The origins, as we know, are Tim Berners-Lee's effort to join existing technologies to create the Web. A tale on scientific progress, the internet as we know it today was built on collaboration, understanding, and the broadening of humanity's horizons.
A Collective Effort
It was the opportunity to decentralise human knowledge and make it available to everyone. The first actors were adamant about those principles and preached on the importance of not being evil but, behind that premise, things took their course.
Humankind had never before been more connected but, whilst offline communications are gone with the wind, the ones we embarked on online could now leave their traces. That information was regarded as invaluably precious to improve the understanding of humans... and information is everything.
It's a source of power and control, and it seemed like control gradually began to weigh heavier than a wish to not be evil. Our data became trading goods.
After all, in the relatively short history of the Web, the interactions it enabled have been stored and used to develop more precise tools, which will continue to exist based on that profiling of data and, once your data is collected and used, you never really get it back. There's already knowledge about you that cannot be unknown. Models that cannot be untrained.
The Switch to Data-Centrism
The internet thus started a new path based on the collection and analysis of people's data. The main actors in the industry started to see data science not as a way to draw expectations, but as the single source of truth in paving their future.
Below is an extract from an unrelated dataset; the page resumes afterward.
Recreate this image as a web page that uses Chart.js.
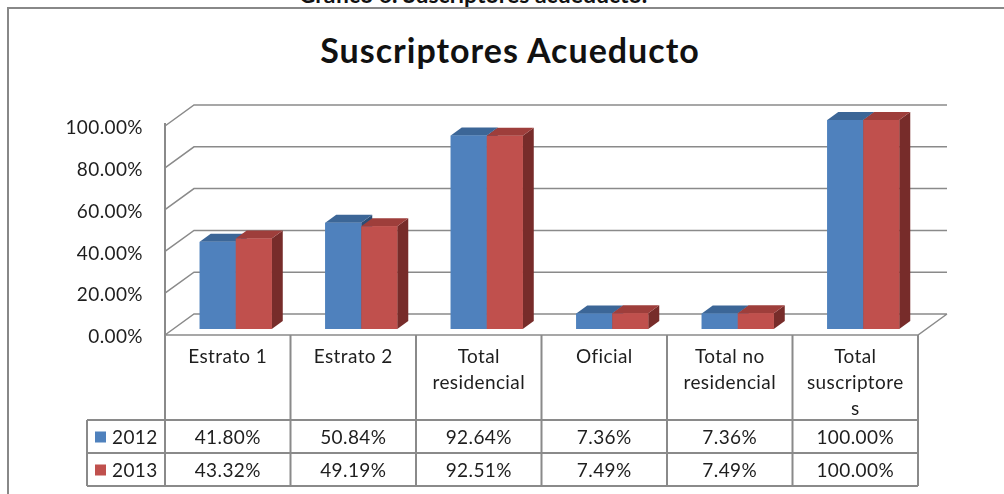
<!DOCTYPE html>
<html>
<head>
<meta charset="utf-8">
<title>Suscriptores Acueducto</title>
<script src="https://cdn.jsdelivr.net/npm/chart.js@4/dist/chart.umd.min.js"></script>
<style>
  html, body { margin: 0; padding: 0; background: #fff; overflow: hidden; }
  #wrap { position: relative; width: 1004px; height: 494px; overflow: hidden; }
  #frame { position: absolute; left: 7px; top: 7px; width: 1010px; height: 500px;
           border-top: 2px solid #888; border-left: 2px solid #888; }
  #caption { position: absolute; left: 0; width: 946px; top: -20px; line-height: 24px;
             text-align: center; font: bold 23px Lato, sans-serif; color: #111; }
  #title { position: absolute; left: 10px; width: 1000px; top: 29px; line-height: 40px;
           text-align: center; font: bold 34px Lato, sans-serif; letter-spacing: 1px; color: #111; }
  canvas { position: absolute; left: 0; top: 0; }
</style>
</head>
<body>
<div id="wrap">
  <div id="frame"></div>
  <div id="caption">Gráfico 6. Suscriptores acueducto.</div>
  <div id="title">Suscriptores Acueducto</div>
  <canvas id="chart" width="1004" height="494"></canvas>
</div>
<script>
const categories = [
  ['Estrato 1'],
  ['Estrato 2'],
  ['Total', 'residencial'],
  ['Oficial'],
  ['Total no', 'residencial'],
  ['Total', 'suscriptore', 's']
];
const seriesNames = ['2012', '2013'];
const values2012 = [41.80, 50.84, 92.64, 7.36, 7.36, 100.00];
const values2013 = [43.32, 49.19, 92.51, 7.49, 7.49, 100.00];
const yTicks = [0, 20, 40, 60, 80, 100];

const colors = [
  { front: '#4F81BD', top: '#3C6697', side: '#2C4D75' },
  { front: '#C0504D', top: '#9E3E3B', side: '#772C2A' }
];

// 3d offsets relative to the bar plane
const FRONT = [-8, 6];
const BACK = [21, -15];
const BAR = [11, -8];

const TEXT = '#1e1e1e';
const LINE = '#8a8a8a';
const FONT = '19px Lato, sans-serif';

function pct(v) { return v.toFixed(2) + '%'; }

function poly(ctx, pts, fill) {
  ctx.beginPath();
  ctx.moveTo(pts[0][0], pts[0][1]);
  for (let i = 1; i < pts.length; i++) ctx.lineTo(pts[i][0], pts[i][1]);
  ctx.closePath();
  ctx.fillStyle = fill;
  ctx.fill();
}

const walls = {
  id: 'walls',
  beforeDatasetsDraw(chart) {
    const ctx = chart.ctx;
    const a = chart.chartArea;
    const y = chart.scales.y;
    const x = chart.scales.x;
    const y0 = y.getPixelForValue(0);
    const yTop = y.getPixelForValue(yTicks[yTicks.length - 1]);

    ctx.save();
    ctx.strokeStyle = LINE;
    ctx.lineWidth = 1.5;

    // gridlines on side and back walls
    ctx.beginPath();
    yTicks.forEach(v => {
      const py = y.getPixelForValue(v);
      ctx.moveTo(a.left + FRONT[0], py + FRONT[1]);
      ctx.lineTo(a.left + BACK[0], py + BACK[1]);
      ctx.lineTo(a.right + BACK[0], py + BACK[1]);
    });
    // floor front and right edges
    ctx.moveTo(a.left + FRONT[0], y0 + FRONT[1]);
    ctx.lineTo(a.right + FRONT[0], y0 + FRONT[1]);
    ctx.lineTo(a.right + BACK[0], y0 + BACK[1]);
    ctx.stroke();

    ctx.letterSpacing = '0.4px';

    // y tick labels
    ctx.fillStyle = TEXT;
    ctx.font = FONT;
    ctx.textAlign = 'right';
    ctx.textBaseline = 'middle';
    yTicks.forEach(v => {
      ctx.fillText(pct(v), a.left + FRONT[0] - 22, y.getPixelForValue(v) + FRONT[1] + 2);
    });

    // data table
    const n = categories.length;
    const colW = (a.right - a.left) / n;
    const left = a.left + FRONT[0];
    const tTop = y0 + FRONT[1];
    const hBot = tTop + 85;
    const rowH = 33;
    const tBot = hBot + rowH * seriesNames.length;
    const legLeft = left - 78;
    const right = a.right + FRONT[0];

    ctx.lineWidth = 2;
    ctx.beginPath();
    ctx.moveTo(left, yTop + FRONT[1] - 3);
    ctx.lineTo(left, tBot);
    ctx.moveTo(legLeft, hBot);
    ctx.lineTo(right, hBot);
    for (let r = 1; r <= seriesNames.length; r++) {
      ctx.moveTo(legLeft, hBot + rowH * r);
      ctx.lineTo(right, hBot + rowH * r);
    }
    ctx.moveTo(legLeft, hBot);
    ctx.lineTo(legLeft, tBot);
    for (let i = 1; i <= n; i++) {
      const cx = left + colW * i;
      ctx.moveTo(cx, tTop);
      ctx.lineTo(cx, tBot);
    }
    ctx.stroke();

    ctx.textAlign = 'center';
    ctx.fillStyle = TEXT;
    categories.forEach((lines, i) => {
      const cx = x.getPixelForValue(i) + FRONT[0];
      lines.forEach((t, k) => ctx.fillText(t, cx, tTop + 22 + k * 26));
    });
    const series = [values2012, values2013];
    series.forEach((vals, r) => {
      const cy = hBot + rowH * r + rowH / 2 + 1;
      vals.forEach((v, i) => {
        ctx.fillText(pct(v), x.getPixelForValue(i) + FRONT[0], cy);
      });
      ctx.fillStyle = colors[r].front;
      ctx.fillRect(legLeft + 8, cy - 6, 11, 11);
      ctx.fillStyle = TEXT;
      ctx.textAlign = 'left';
      ctx.fillText(seriesNames[r], legLeft + 25, cy);
      ctx.textAlign = 'center';
    });
    ctx.restore();
  },
  // redraw every bar in series order with its side and top faces
  afterDatasetsDraw(chart) {
    const ctx = chart.ctx;
    ctx.save();
    chart.data.datasets.forEach((ds, i) => {
      const c = colors[i];
      chart.getDatasetMeta(i).data.forEach(bar => {
        const l = bar.x - bar.width / 2;
        const r = bar.x + bar.width / 2;
        const t = bar.y;
        const b = bar.base;
        poly(ctx, [[r, t], [r + BAR[0], t + BAR[1]], [r + BAR[0], b + BAR[1]], [r, b]], c.side);
        poly(ctx, [[l, t], [r, t], [r + BAR[0], t + BAR[1]], [l + BAR[0], t + BAR[1]]], c.top);
        bar.draw(ctx, chart.chartArea);
      });
    });
    ctx.restore();
  }
};

new Chart(document.getElementById('chart'), {
  type: 'bar',
  data: {
    labels: categories,
    datasets: [
      { label: seriesNames[0], data: values2012, backgroundColor: colors[0].front },
      { label: seriesNames[1], data: values2013, backgroundColor: colors[1].front }
    ]
  },
  options: {
    responsive: false,
    animation: false,
    layout: { padding: { left: 173, right: 78, top: 120, bottom: 165 } },
    datasets: { bar: { categoryPercentage: 0.574, barPercentage: 1, borderWidth: 0 } },
    scales: {
      x: { display: false },
      y: { display: false, min: 0, max: 100 }
    },
    plugins: { legend: { display: false }, tooltip: { enabled: false } }
  },
  plugins: [walls]
});
</script>
</body>
</html>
The conception of data automation started to be regarded as unquestionable (is it really?), and as a result, the use of people's data was the main resource upon which they relayed.
Our lives began to be read by machines to spot trends by both private and public enterprises, aiming to digest that data and use it towards what's more beneficial to them, or maybe what they think is the good thing to do, what's not evil.
Back to the Roots
In this scenario, supranational entities and regulating bodies started to focus on the topic of Privacy, and figures of such relevance to this topic, as the aforementioned Tim Berners-Lee, started to embark on rethinking the web and the managing of people's data. The European Union's GDPR also made its debut, enabling member states to start to act on giants that don't respect these agreements.
Privacy becomes an actual body of interest for the general public and it evolves from a cookie acceptance pop-up to a vast sort of reality extending from control over personal information to the empowering of trustworthy data relationships.
It is at this point that big companies start to position themselves as advocates for data protection and escape from being drawn as totalitarian sort of entities that store people's private data for obscure purposes.
They insist on the anonymisation of data, how what they store about us is an ID rather than our personal information. But people start to see that an ID is nothing but an array of numbers or letters that, in the end, do store all of our information, and process it opaquely very far away from our homes.
A Motive for Change
That's why actors like Empathy and now Motive become relevant and have an impact on the dynamics of data usage: they are private by design. They offer a polished, purposeful tool that, at the same time, is respectful of people's data from the very origin.
They are part of a social change demanded by citizens and regulatory bodies alike, to escape from an obscure web of data storage to the original Web that was collectively created as a place for understanding and knowledge exchange.
For instance, when shoppers interact with the shop's search bar, their data is not being stored anywhere but locally. No one is sharing that data. They can see how they have recent searches just on the gadget they're using, and it's not getting associated with them.
The data you see in the Analytics is also not associated with any ID, nor shared anywhere. It's just a collectivised image of the different queries your shop has received through your Search bar. Just like a shop assistant saying in an offline shop: "People has been asking about pink dresses lately".
That's it, no profiling anywhere.
Being transparent by design is not only the answer to current demands. It's the ethical way to assimilate the principles that humankind has defined as cornerstones in the offline world to this extension of it that is the internet.